-- Start --

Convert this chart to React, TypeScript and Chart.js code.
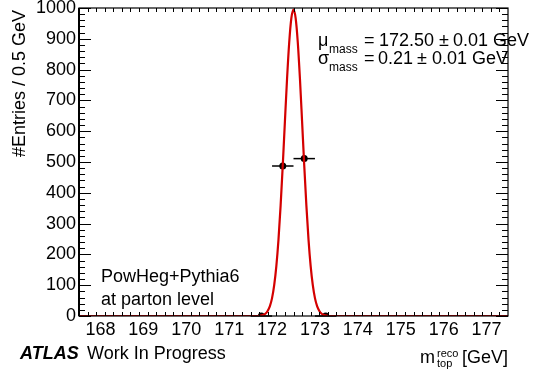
import React, { useEffect, useRef } from 'react';
import { Chart, registerables } from 'chart.js';

Chart.register(...registerables);

// Histogram points (bin centres, entries, half bin width)
const binCenters = [171.75, 172.25, 172.75, 173.25];
const entries = [0, 487, 511, 0];
const binHalfWidth = [0.25, 0.25, 0.25, 0.25];

// Fit curve
const fitX = [167.5, 171.65, 171.7, 171.75, 171.8, 171.85, 171.9, 171.95, 172.0, 172.05, 172.1, 172.15, 172.2, 172.25, 172.3, 172.35, 172.4, 172.45, 172.5, 172.55, 172.6, 172.65, 172.7, 172.75, 172.8, 172.85, 172.9, 172.95, 173.0, 173.05, 173.1, 173.15, 173.2, 173.25, 173.3, 173.35, 177.5];
const fitY = [0, 0, 0.7, 2, 4, 8, 17, 32, 58, 100, 162, 248, 359, 490, 632, 771, 888, 967, 995, 967, 888, 771, 632, 490, 359, 248, 162, 100, 58, 32, 17, 8, 4, 2, 0.7, 0, 0];

// Axis ticks
const xTickValues = [168, 169, 170, 171, 172, 173, 174, 175, 176, 177];
const yTickValues = [0, 100, 200, 300, 400, 500, 600, 700, 800, 900, 1000];
const xMin = 167.5;
const xMax = 177.5;
const yMin = 0;
const yMax = 1000;
const xMinorStep = 0.2;
const yMinorStep = 20;

const FONT = '"Liberation Sans", Arial, Helvetica, sans-serif';

const decorPlugin = {
  id: 'decor',
  beforeDatasetsDraw(chart: any) {
    const ctx = chart.ctx;
    const xs = chart.scales.x;
    const ys = chart.scales.y;
    // error bars
    ctx.save();
    ctx.strokeStyle = '#000';
    ctx.lineWidth = 1.5;
    binCenters.forEach((c, i) => {
      const y = ys.getPixelForValue(entries[i]);
      ctx.beginPath();
      ctx.moveTo(xs.getPixelForValue(c - binHalfWidth[i]), y);
      ctx.lineTo(xs.getPixelForValue(c + binHalfWidth[i]), y);
      ctx.stroke();
    });
    ctx.restore();
  },
  afterDatasetsDraw(chart: any) {
    const ctx = chart.ctx;
    const { left, right, top, bottom } = chart.chartArea;
    const xs = chart.scales.x;
    const ys = chart.scales.y;
    ctx.save();
    ctx.strokeStyle = '#000';
    ctx.lineWidth = 1;
    // ticks
    const nx = Math.round((xMax - xMin) / xMinorStep);
    for (let i = 0; i <= nx; i++) {
      const v = xMin + i * xMinorStep;
      if (v <= xMin + 1e-6 || v >= xMax - 1e-6) continue;
      const major = Math.abs(v - Math.round(v)) < 1e-6;
      const len = major ? 8 : 4;
      const px = Math.round(xs.getPixelForValue(v)) + 0.5;
      ctx.beginPath();
      ctx.moveTo(px, bottom);
      ctx.lineTo(px, bottom - len);
      ctx.moveTo(px, top);
      ctx.lineTo(px, top + len);
      ctx.stroke();
    }
    const ny = Math.round((yMax - yMin) / yMinorStep);
    for (let i = 0; i <= ny; i++) {
      const v = yMin + i * yMinorStep;
      const major = v % 100 === 0;
      const len = major ? 12 : 6;
      const py = Math.round(ys.getPixelForValue(v)) + 0.5;
      ctx.beginPath();
      ctx.moveTo(left, py);
      ctx.lineTo(left + len, py);
      ctx.moveTo(right, py);
      ctx.lineTo(right - len, py);
      ctx.stroke();
    }
    // frame
    ctx.lineWidth = 1.2;
    ctx.strokeRect(left, top, right - left, bottom - top);
    ctx.lineWidth = 2;
    ctx.beginPath();
    ctx.moveTo(left, top);
    ctx.lineTo(left, bottom);
    ctx.stroke();

    // texts
    ctx.fillStyle = '#000';
    ctx.textBaseline = 'alphabetic';
    ctx.textAlign = 'left';
    // y title
    ctx.save();
    ctx.font = `18px ${FONT}`;
    ctx.translate(25, 10);
    ctx.rotate(-Math.PI / 2);
    ctx.textAlign = 'right';
    ctx.fillText('#Entries / 0.5 GeV', 0, 0);
    ctx.restore();

    ctx.font = `18px ${FONT}`;
    ctx.fillText('PowHeg+Pythia6', 101, 282);
    ctx.fillText('at parton level', 101, 305);

    // ATLAS label
    ctx.font = `italic bold 18px ${FONT}`;
    ctx.fillText('ATLAS', 20, 359);
    ctx.font = `18px ${FONT}`;
    ctx.fillText('Work In Progress', 87, 359);

    // fit results
    ctx.font = `18px ${FONT}`;
    ctx.fillText('\u03bc', 318, 45.5);
    ctx.fillText('=', 364, 45.5);
    ctx.fillText('172.50', 379, 45.5);
    ctx.fillText('\u00b1', 439, 45.5);
    ctx.fillText('0.01', 453, 45.5);
    ctx.fillText('GeV', 493, 45.5);
    ctx.fillText('\u03c3', 318, 64);
    ctx.fillText('=', 364, 64);
    ctx.fillText('0.21', 378, 64);
    ctx.fillText('\u00b1', 417, 64);
    ctx.fillText('0.01', 432, 64);
    ctx.fillText('GeV', 472, 64);
    ctx.font = `12px ${FONT}`;
    ctx.fillText('mass', 329, 53);
    ctx.fillText('mass', 329, 71);

    // x title
    ctx.font = `18px ${FONT}`;
    ctx.fillText('m', 420, 363);
    ctx.fillText('[GeV]', 462, 363);
    ctx.font = `11px ${FONT}`;
    ctx.fillText('reco', 437, 357);
    ctx.fillText('top', 437, 367);
    ctx.restore();
  },
};

export default function App() {
  const ref = useRef<HTMLCanvasElement | null>(null);
  useEffect(() => {
    if (!ref.current) return;
    Chart.defaults.font.family = FONT;
    Chart.defaults.font.size = 18;
    Chart.defaults.color = '#000';
    const chart = new Chart(ref.current, {
      type: 'line',
      data: {
        datasets: [
          {
            label: 'fit',
            data: fitX.map((x, i) => ({ x, y: fitY[i] })),
            borderColor: '#d40000',
            borderWidth: 2.2,
            pointRadius: 0,
            fill: false,
            cubicInterpolationMode: 'monotone',
          } as any,
          {
            label: 'data',
            data: binCenters.map((x, i) => ({ x, y: entries[i] })),
            showLine: false,
            pointRadius: 3.5,
            pointBackgroundColor: '#000',
            pointBorderColor: '#000',
            pointBorderWidth: 0,
          } as any,
        ],
      },
      options: {
        responsive: false,
        animation: false,
        events: [],
        layout: { padding: { left: 0, right: 28, top: 8, bottom: 0 } },
        plugins: { legend: { display: false }, tooltip: { enabled: false }, title: { display: false } },
        scales: {
          x: {
            type: 'linear',
            min: xMin,
            max: xMax,
            grid: { display: false, drawTicks: false },
            border: { display: false },
            ticks: {
              padding: 3,
              maxRotation: 0,
              autoSkip: false,
              font: { size: 18 },
              color: '#000',
              callback: (v: any) => String(v),
            },
            afterBuildTicks: (s: any) => {
              s.ticks = xTickValues.map((v) => ({ value: v }));
            },
            afterFit: (s: any) => {
              s.height = 60;
              s.paddingLeft = 0;
              s.paddingRight = 0;
            },
          },
          y: {
            type: 'linear',
            min: yMin,
            max: yMax,
            grid: { display: false, drawTicks: false },
            border: { display: false },
            ticks: { padding: 3, font: { size: 18 }, color: '#000', callback: (v: any) => String(v) },
            afterBuildTicks: (s: any) => {
              s.ticks = yTickValues.map((v) => ({ value: v }));
            },
            afterFit: (s: any) => {
              s.width = 79;
              s.paddingTop = 0;
              s.paddingBottom = 0;
            },
          },
        },
      },
      plugins: [decorPlugin],
    });
    return () => chart.destroy();
  }, []);
  return (
    <div style={{ position: 'fixed', left: 0, top: 0, width: 536, height: 376, background: '#fff' }}>
      <canvas ref={ref} width={536} height={376} style={{ width: 536, height: 376 }} />
    </div>
  );
}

-- End --

WRITTEN REQUEST: Return the material line for line, from its beginning to the line that contains "const yMinorStep = 20;", with the pictures left out.

RESULT OF THIS TASK:
Convert this chart to React, TypeScript and Chart.js code.
import React, { useEffect, useRef } from 'react';
import { Chart, registerables } from 'chart.js';

Chart.register(...registerables);

// Histogram points (bin centres, entries, half bin width)
const binCenters = [171.75, 172.25, 172.75, 173.25];
const entries = [0, 487, 511, 0];
const binHalfWidth = [0.25, 0.25, 0.25, 0.25];

// Fit curve
const fitX = [167.5, 171.65, 171.7, 171.75, 171.8, 171.85, 171.9, 171.95, 172.0, 172.05, 172.1, 172.15, 172.2, 172.25, 172.3, 172.35, 172.4, 172.45, 172.5, 172.55, 172.6, 172.65, 172.7, 172.75, 172.8, 172.85, 172.9, 172.95, 173.0, 173.05, 173.1, 173.15, 173.2, 173.25, 173.3, 173.35, 177.5];
const fitY = [0, 0, 0.7, 2, 4, 8, 17, 32, 58, 100, 162, 248, 359, 490, 632, 771, 888, 967, 995, 967, 888, 771, 632, 490, 359, 248, 162, 100, 58, 32, 17, 8, 4, 2, 0.7, 0, 0];

// Axis ticks
const xTickValues = [168, 169, 170, 171, 172, 173, 174, 175, 176, 177];
const yTickValues = [0, 100, 200, 300, 400, 500, 600, 700, 800, 900, 1000];
const xMin = 167.5;
const xMax = 177.5;
const yMin = 0;
const yMax = 1000;
const xMinorStep = 0.2;
const yMinorStep = 20;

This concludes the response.